The Western Fury had a torrid time in the WNCL, finishing bottom of the table on nul points, after failing to win a game; but having lined-up a very strong overseas contingent of Suzie Bates, Katherine Brunt and Anya Shrubsole, alongside a strong native top order headed-up by Nicole Bolton and Elyse Villani, they must have been hoping for better things from the Scorchers. Unfortunately, however, Anya Shrubsole is still injured unavailable (see comments), and although she is theoretically coming back for the latter stages of the competition, you wouldn’t bet your last sixpence on it, and her replacement – Becky Grundy – just isn’t in the same class.

Prediction: Group Stages

Melbourne Stars

Last Year: 5th

In WBBL 1, the Stars were a bit of a one-woman show, and their early elimination essentially proved the old adage that cricket is a game played by eleven players not one, even if that one player is Meg Lanning! They are bolstered this year by Jess Cameron’s return to the leather and willow, and although they have lost Kristen Beams to injury, Dani Hazell is a pretty good replacement. They’ve also got Nat Sciver returning, who perhaps disappointed slightly in terms of runs last year, but more than made up for it with the ball, taking 18 wickets – if she can replicate her recent England form with the bat, the Stars are in with a big shout this time around.

Prediction: Semi-Finals

Sydney Thunder

Last Year: Winners

The Thunder topped the group stages last year, with 9 wins from their 14 league games, and went on to win the competition, beating the Sixers with 3 balls to spare in a low-scoring, and slightly anticlimactic, final. Unsurprisingly, they’ve kept pretty-much the same team this season, with Stafanie Taylor returning, having won the T20 World Cup and KSL Player of the Tournament in the meantime. Their one big signing is the new Indian T20 captain Harmanpreet Kaur. Harmanpreet had a brilliant recent T20 series with the bat versus the West Indies, making 68*, 43 and 60*, although India did lose the series 3-0; so it will be interesting to see if she brings that form with her, or her slightly more recent Asia Cup form, where India won the tournament, but she averaged just 12.

Prediction: Semi-Finals

Adelaide Strikers

Last Year: 7th

After disappointing last season, the Strikers have strengthened their batting line-up with Charlotte Edwards, who turns 37 later this month, but remains one of the best in the world, averaging 52 in WNCL, including a century against Queensland Fire; and Tammy Beaumont, who on good batting tracks with fairly short boundaries will be able to turn on the kind of attacking game she played against Pakistan last summer, and could be the signing of WBBL. Plus, with Megan Schutt, Sarah Coyte and Amanda-Jade Wellington, they’ve got enough quality bowling options to take them all the way to the final.

Prediction: Final

Sydney Sixers

Last Year: Final

Marizanne Kapp, Dane van Niekerk, Ellyse Perry, Alyssa Healy, Sara McGlashan, Lisa Sthalekar… you’d mug your own grandmother to have any one of them on your team, and the Sixers have got all of them – the other 5 players in the XI might hardly matter!

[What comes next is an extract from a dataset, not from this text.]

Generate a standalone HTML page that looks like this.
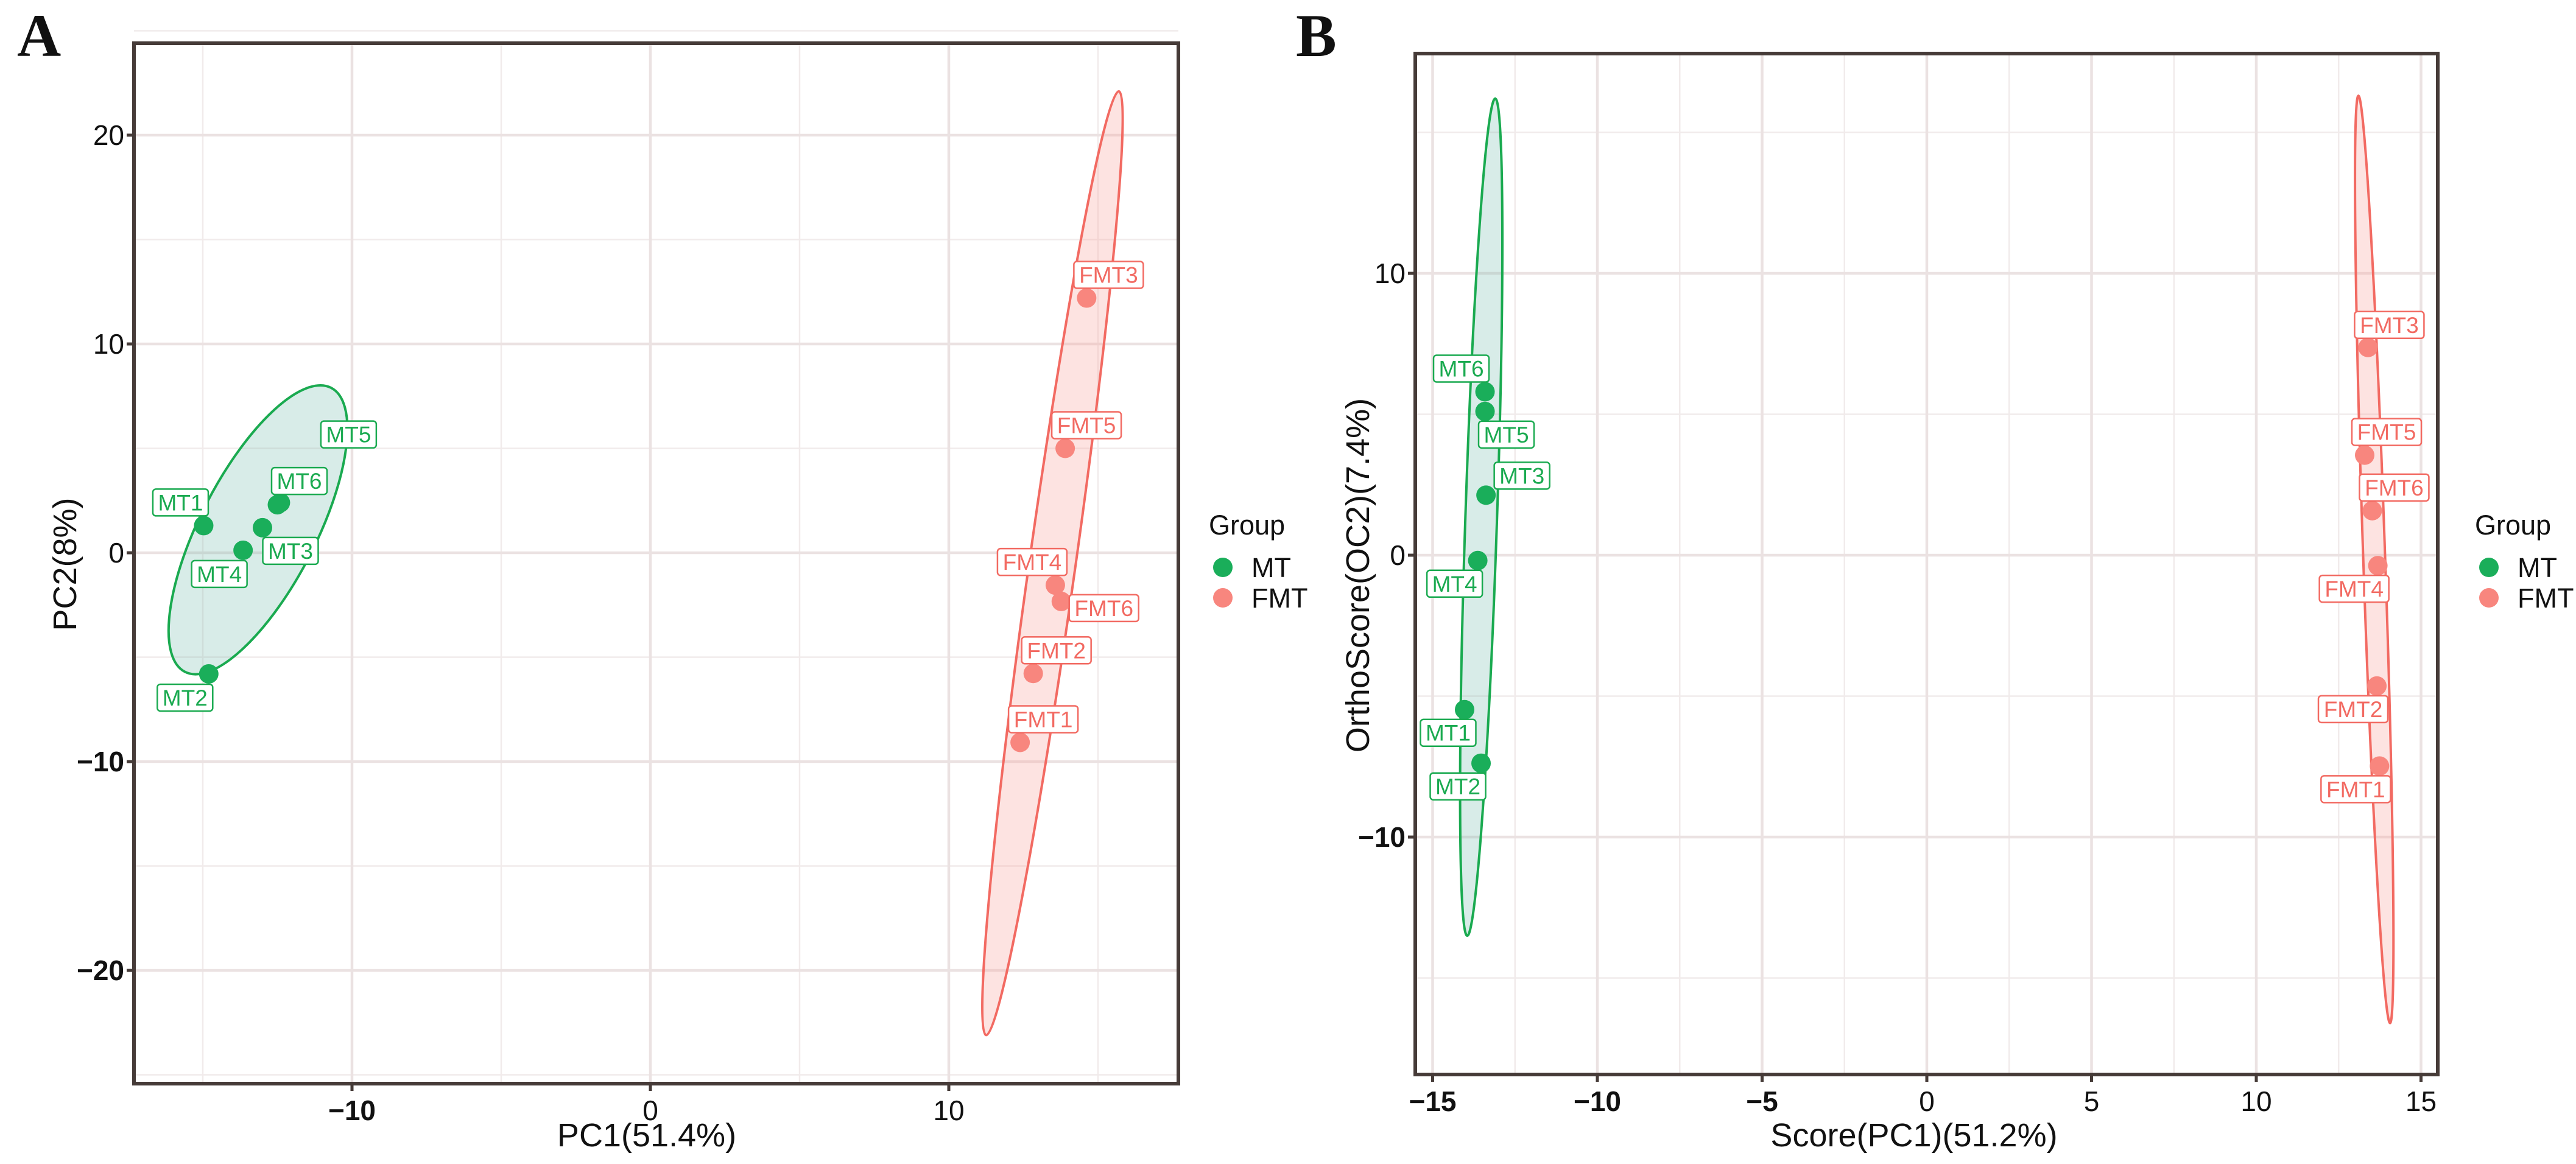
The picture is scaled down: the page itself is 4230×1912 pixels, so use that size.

Of course, Lisa Sthalekar has been semi-retired for a fair while now; and it looks like Sara McGlashan’s international career is over too, having been left out of recent New Zealand squads building towards the 2017 World Cup – but don’t count either of them out of making a big impact – experience matters, as we saw in the Kia Super League. But the key is Ellyse Perry – she is quite literally on top of the world right now, batting ridiculous numbers, and continuing to make a contribution with the ball, albeit at a more measured pace than she once did – her confidence is sky-high, and if there is one player who can win it on her own, she is it.

Prediction: Winners

5 thoughts on “WBBL Preview & Predictions

  1. Thanks for the preview!

    WBBL02 has certainly crept up on us and it’s here already! Can’t wait for some of the live streams this time around even if it does mean a few late nights / early mornings. At least most of these are at weekends!

    I think the general feel of most observers I’ve read goes along the lines of Thunder, Sixers and Strikers as the strongest 3 teams. On the balance of probability, one of these 3 should win it. Heat and Renegades appear to be the weakest on paper. The others – Hurricanes, Stars and Scorchers are somewhere in the middle. They are in with a chance of qualification as well. I think that one or maybe even 2 of these latter 3 sides may go through.

    I agree about Brisbane Heat. Not having Winfield is a big loss, she’s just as good a player as Beaumont in T20 I think. She under performed in WBBL01 but would surely have done much better this time. My personal choice from the Indian team would probably have been Veda Krishnamurthy, although Kaur can be devastating and will be an asset for Thunder. Mandhana is a great player as well, but as you say a bit unproven in the T20 format. I suspect she might play the anchor role to Jonassen’s aggression – these two could put on some decent runs together. Heat could finish up to 6th or 5th but might struggle to break into the top four.

    Stars are a decent outside bet – they underachieved last time out, but nearly qualified, and look stronger this time with 2 match-winners Lanning and Sciver coming into form. Hurricanes’ chances may depend on whether they can replicate last year’s run, but consistency of player selection, spirit and experience count for a lot and I wouldn’t rule them out too early.


    • I agree with James that it’s unwise to write off the Hurricanes – especially as their third overseas player is Amy Satterthwaite, who has been in wonderful form this year.

      I saw Melbourne Stars vs Wellington Blaze at the Basin Reserve on Wednesday. Melbourne batted first and made a tidy 204* in their 20 overs: while Meg Lanning was the main contributor with 128*, Emma Inglis scored 70-odd and looked a more than handy opener. Although the Stars won comfortably, their bowling attack didn’t look overly threatening on what was a very good batting track.


  2. PS: One for the statisticians: Meg Lanning’s century in the women’s match was the 4th T20 century on the Basin Reserve by a woman (previous ones had been scored by Amelia Kerr (x2) and Sophie Devine). In the following men’s game, Luke Wright’s T20 century for the Stars was the first by a man.